STATED PROBLEM -> Return the lines below exactly, from the first line to the line that contains "0.13, 0.04, 0];". Leave out pictures.

COLLECTED DATA ->
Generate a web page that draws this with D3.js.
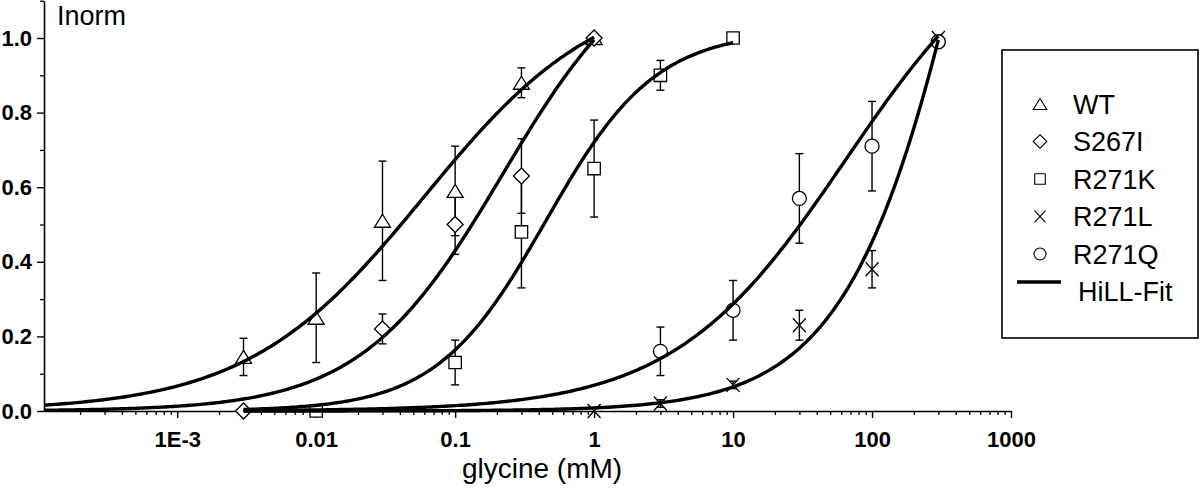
<!DOCTYPE html>
<html>
<head>
<meta charset="utf-8">
<script src="https://cdn.jsdelivr.net/npm/d3@7"></script>
<style>
  body { margin: 0; background: #fff; }
  svg { display: block; font-family: "Liberation Sans", Arial, Helvetica, sans-serif; }
</style>
</head>
<body>
<div id="container"></div>
<script>
// ---- data ----
const seriesNames = ["WT", "S267I", "R271K", "R271L", "R271Q"];
const seriesShapes = ["triangle", "diamond", "square", "times", "circle"];

const concWT = [0.003, 0.01, 0.03, 0.1, 0.3, 1];
const meanWT = [0.145, 0.25, 0.51, 0.59, 0.88, 1.0];
const errWT  = [0.05, 0.12, 0.16, 0.12, 0.04, 0];

const concS267I = [0.003, 0.03, 0.1, 0.3, 1];
const meanS267I = [0.0, 0.22, 0.50, 0.63, 1.0];
const errS267I  = [0, 0.04, 0.08, 0.10, 0];

const concR271K = [0.01, 0.1, 0.3, 1, 3, 10];
const meanR271K = [0.0, 0.13, 0.48, 0.65, 0.90, 1.0];
const errR271K  = [0, 0.06, 0.15, 0.13, 0.04, 0];

const concR271L = [1, 3, 10, 30, 100, 300];
const meanR271L = [0.0, 0.02, 0.07, 0.23, 0.38, 1.0];
const errR271L  = [0, 0.01, 0.01, 0.04, 0.05, 0];

const concR271Q = [3, 10, 30, 100, 300];
const meanR271Q = [0.16, 0.27, 0.57, 0.71, 0.99];
const errR271Q  = [0.065, 0.08, 0.12, 0.12, 0];

// Hill fit parameters  I = Imax / (1 + (EC50/c)^nH), drawn over [fitFrom, fitTo]
const fitEC50 = [0.06, 0.22, 0.45, 800, 65];
const fitHill = [0.68, 0.85, 1.1, 0.9, 0.7];
const fitMax  = [1.15, 1.27, 1.02, 3.4, 1.35];
const fitFrom = [1.1e-4, 1.1e-4, 0.003, 0.003, 0.003];
const fitTo   = [1, 1, 10, 300, 300];

const xTickValues = [1e-3, 0.01, 0.1, 1, 10, 100, 1000];
const xTickLabels = ["1E-3", "0.01", "0.1", "1", "10", "100", "1000"];
const yTickValues = [0, 0.2, 0.4, 0.6, 0.8, 1.0];
const yMinorValues = [0.1, 0.3, 0.5, 0.7, 0.9, 1.1];

const legendLabels = ["WT", "S267I", "R271K", "R271L", "R271Q"];
const fitLabel = "HiLL-Fit";

// ---- layout ----
let w = 1200;
let h = 488;

const x = d3.scaleLog().domain([1.1e-4, 1000]).range([44, 1011]);
const y = d3.scaleLinear().domain([0, 1.1]).range([411, 0.7]);

const conc = [concWT, concS267I, concR271K, concR271L, concR271Q];
const mean = [meanWT, meanS267I, meanR271K, meanR271L, meanR271Q];
const err  = [errWT, errS267I, errR271K, errR271L, errR271Q];

const data = seriesNames.map((name, i) => ({
  name: name,
  shape: seriesShapes[i],
  points: conc[i].map((c, j) => ({c: c, v: mean[i][j], e: err[i][j]}))
}));

let viz = d3.select("#container")
  .append("svg")
    .attr("width", w)
    .attr("height", h)
    .style("background-color", "#fff");

// marker paths
function markerPath(shape) {
  if (shape == "triangle") return "M0,-6.5L8,6.5L-8,6.5Z";
  if (shape == "diamond") return "M0,-8L8,0L0,8L-8,0Z";
  if (shape == "square") return "M-6.2,-6.2H6.2V6.2H-6.2Z";
  if (shape == "times") return "M-6.5,-7L6.5,7M-6.5,7L6.5,-7";
  if (shape == "circle") return "M7,0A7,7 0 1,1 -7,0A7,7 0 1,1 7,0Z";
}

// ---- axes ----
const minorX = [];
d3.range(-4, 3).forEach(p => {
  d3.range(2, 10).forEach(m => {
    let v = m * Math.pow(10, p);
    if (v > 1.1e-4 && v < 1000) minorX.push(v);
  });
});

let xAxisG = viz.append("g")
  .attr("transform", "translate(0," + y(0) + ")")
  .call(d3.axisBottom(x).tickValues(xTickValues)
    .tickFormat((d, i) => xTickLabels[i]).tickSize(7).tickSizeOuter(0));
xAxisG.select(".domain").attr("stroke-width", 1.6);
xAxisG.selectAll(".tick line").attr("stroke-width", 1.4);
xAxisG.selectAll(".tick text")
  .attr("y", 20).attr("dy", "0.71em")
  .style("font-size", "22px").style("font-weight", "bold").attr("fill", "#000");

let xMinorG = viz.append("g")
  .attr("transform", "translate(0," + y(0) + ")")
  .call(d3.axisBottom(x).tickValues(minorX).tickFormat("").tickSize(4).tickSizeOuter(0));
xMinorG.select(".domain").remove();
xMinorG.selectAll(".tick line").attr("stroke-width", 1.3);

let yAxisG = viz.append("g")
  .attr("transform", "translate(" + x(1.1e-4) + ",0)")
  .call(d3.axisLeft(y).tickValues(yTickValues)
    .tickFormat(d3.format(".1f")).tickSize(7).tickPadding(5).tickSizeOuter(0));
yAxisG.select(".domain").attr("stroke-width", 1.6);
yAxisG.selectAll(".tick line").attr("stroke-width", 1.4);
yAxisG.selectAll(".tick text")
  .style("font-size", "22px").style("font-weight", "bold").attr("fill", "#000");

let yMinorG = viz.append("g")
  .attr("transform", "translate(" + x(1.1e-4) + ",0)")
  .call(d3.axisLeft(y).tickValues(yMinorValues).tickFormat("").tickSize(4).tickSizeOuter(0));
yMinorG.select(".domain").remove();
yMinorG.selectAll(".tick line").attr("stroke-width", 1.3);

// axis titles
viz.append("text")
  .attr("x", 57).attr("y", 25)
  .style("font-size", "27px")
  .text("Inorm");

viz.append("text")
  .attr("x", 542).attr("y", 478)
  .attr("text-anchor", "middle")
  .style("font-size", "28px")
  .text("glycine (mM)");

// ---- error bars ----
let errG = viz.append("g").attr("stroke", "#000").attr("stroke-width", 1.4).attr("fill", "none");
data.forEach(s => {
  s.points.filter(p => p.e > 0).forEach(p => {
    let cx = x(p.c);
    errG.append("line").attr("x1", cx).attr("x2", cx).attr("y1", y(p.v - p.e)).attr("y2", y(p.v + p.e));
    errG.append("line").attr("x1", cx - 4).attr("x2", cx + 4).attr("y1", y(p.v + p.e)).attr("y2", y(p.v + p.e));
    errG.append("line").attr("x1", cx - 4).attr("x2", cx + 4).attr("y1", y(p.v - p.e)).attr("y2", y(p.v - p.e));
  });
});

// ---- markers ----
let markG = viz.append("g");
data.forEach(s => {
  markG.selectAll(null)
    .data(s.points)
    .join("path")
      .attr("d", markerPath(s.shape))
      .attr("transform", d => "translate(" + x(d.c) + "," + y(d.v) + ")")
      .attr("fill", s.shape == "times" ? "none" : "#fff")
      .attr("stroke", "#000")
      .attr("stroke-width", 1.3);
});

// ---- Hill fit curves ----
const line = d3.line().x(d => x(d[0])).y(d => y(d[1]));
let fitG = viz.append("g").attr("fill", "none").attr("stroke", "#000").attr("stroke-width", 3.4);
seriesNames.forEach((name, i) => {
  const lo = Math.log10(fitFrom[i]);
  const hi = Math.log10(fitTo[i]);
  const pts = d3.range(0, 201).map(k => {
    const c = Math.pow(10, lo + (hi - lo) * k / 200);
    return [c, fitMax[i] / (1 + Math.pow(fitEC50[i] / c, fitHill[i]))];
  });
  fitG.append("path").attr("d", line(pts));
});

// ---- legend ----
let legend = viz.append("g");
legend.append("rect")
  .attr("x", 1002).attr("y", 50).attr("width", 196).attr("height", 288)
  .attr("fill", "#fff").attr("stroke", "#000").attr("stroke-width", 1.6);

legendLabels.forEach((lab, i) => {
  let ly = 104 + i * 37.5;
  legend.append("path")
    .attr("d", markerPath(seriesShapes[i]))
    .attr("transform", "translate(1040," + ly + ") scale(0.85)")
    .attr("fill", seriesShapes[i] == "times" ? "none" : "#fff")
    .attr("stroke", "#000").attr("stroke-width", 1.3);
  legend.append("text")
    .attr("x", 1073).attr("y", ly).attr("dy", "0.36em")
    .style("font-size", "27px")
    .text(lab);
});
legend.append("line")
  .attr("x1", 1017).attr("x2", 1061).attr("y1", 282).attr("y2", 282)
  .attr("stroke", "#000").attr("stroke-width", 3.4);
legend.append("text")
  .attr("x", 1078).attr("y", 291).attr("dy", "0.36em")
  .style("font-size", "27px")
  .text(fitLabel);
</script>
</body>
</html>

COMPLETED EXERCISE ->
Generate a web page that draws this with D3.js.
<!DOCTYPE html>
<html>
<head>
<meta charset="utf-8">
<script src="https://cdn.jsdelivr.net/npm/d3@7"></script>
<style>
  body { margin: 0; background: #fff; }
  svg { display: block; font-family: "Liberation Sans", Arial, Helvetica, sans-serif; }
</style>
</head>
<body>
<div id="container"></div>
<script>
// ---- data ----
const seriesNames = ["WT", "S267I", "R271K", "R271L", "R271Q"];
const seriesShapes = ["triangle", "diamond", "square", "times", "circle"];

const concWT = [0.003, 0.01, 0.03, 0.1, 0.3, 1];
const meanWT = [0.145, 0.25, 0.51, 0.59, 0.88, 1.0];
const errWT  = [0.05, 0.12, 0.16, 0.12, 0.04, 0];

const concS267I = [0.003, 0.03, 0.1, 0.3, 1];
const meanS267I = [0.0, 0.22, 0.50, 0.63, 1.0];
const errS267I  = [0, 0.04, 0.08, 0.10, 0];

const concR271K = [0.01, 0.1, 0.3, 1, 3, 10];
const meanR271K = [0.0, 0.13, 0.48, 0.65, 0.90, 1.0];
const errR271K  = [0, 0.06, 0.15, 0.13, 0.04, 0];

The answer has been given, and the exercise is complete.